The Thai government expects the SEZs will improve the rural economy and expand border trade, which currently comes to 900 billion baht ($26.3 billion) per year.
But the program must be evaluated from both sides of the border. One of its more controversial aspects is that foreign workers will be allowed to commute to the zones from their home countries.
"If the Thai SEZs attract young workers, other countries will suffer manpower shortages," said a factory manager for a Japanese business operating in Laos.
Given the wage gap between Thailand and its neighbors, such a scenario is not unlikely.
According to the Japan External Trade Organization, the statutory minimum wage in Thailand is roughly $214 a month, much higher than that in Laos, at $111, and Cambodia, at $128. In Myanmar, negotiations are underway to finalize the rate at around $60 to $70.
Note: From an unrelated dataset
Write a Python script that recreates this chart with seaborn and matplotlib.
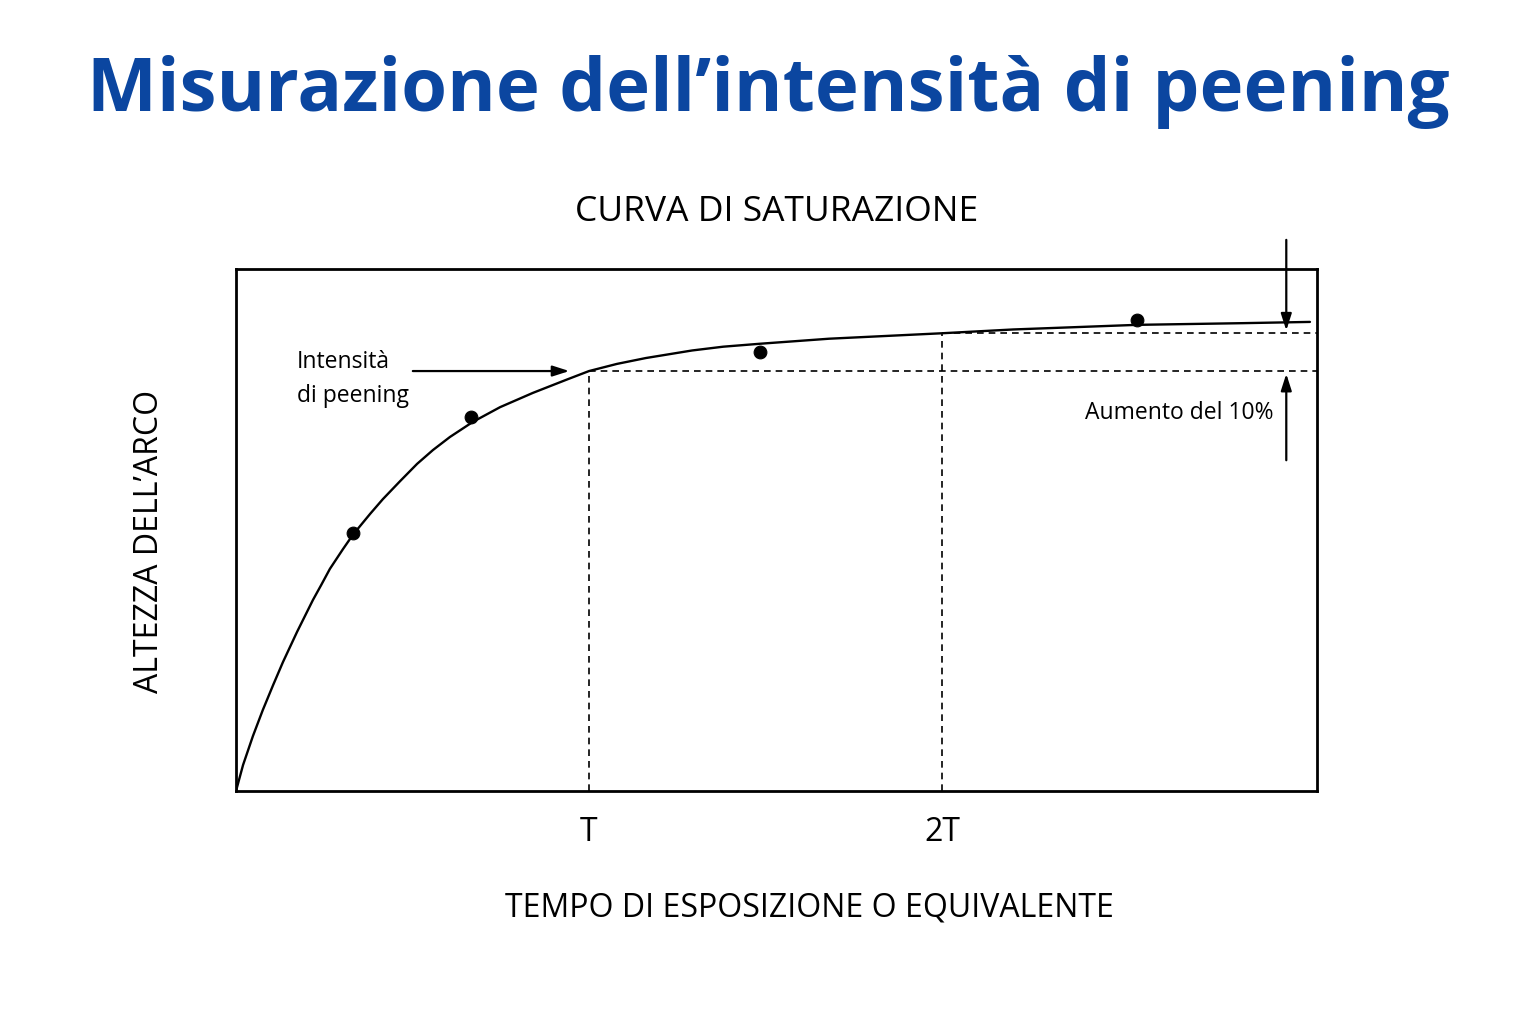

There are other implications, too. The combination of relatively affordable labor and special treatment in Thailand could discourage businesses from investing elsewhere in the region. Other countries, able to attract investment only from companies with labor-intensive operations seeking cheap wages, would find their own development stymied as a result.
The attempt to establish the AEC places particular emphasis on promoting the development of countries in the Mekong region, including Thailand and its neighbors. But if the relatively more advanced Thailand looks after its own interests alone, friction in the region will likely grow.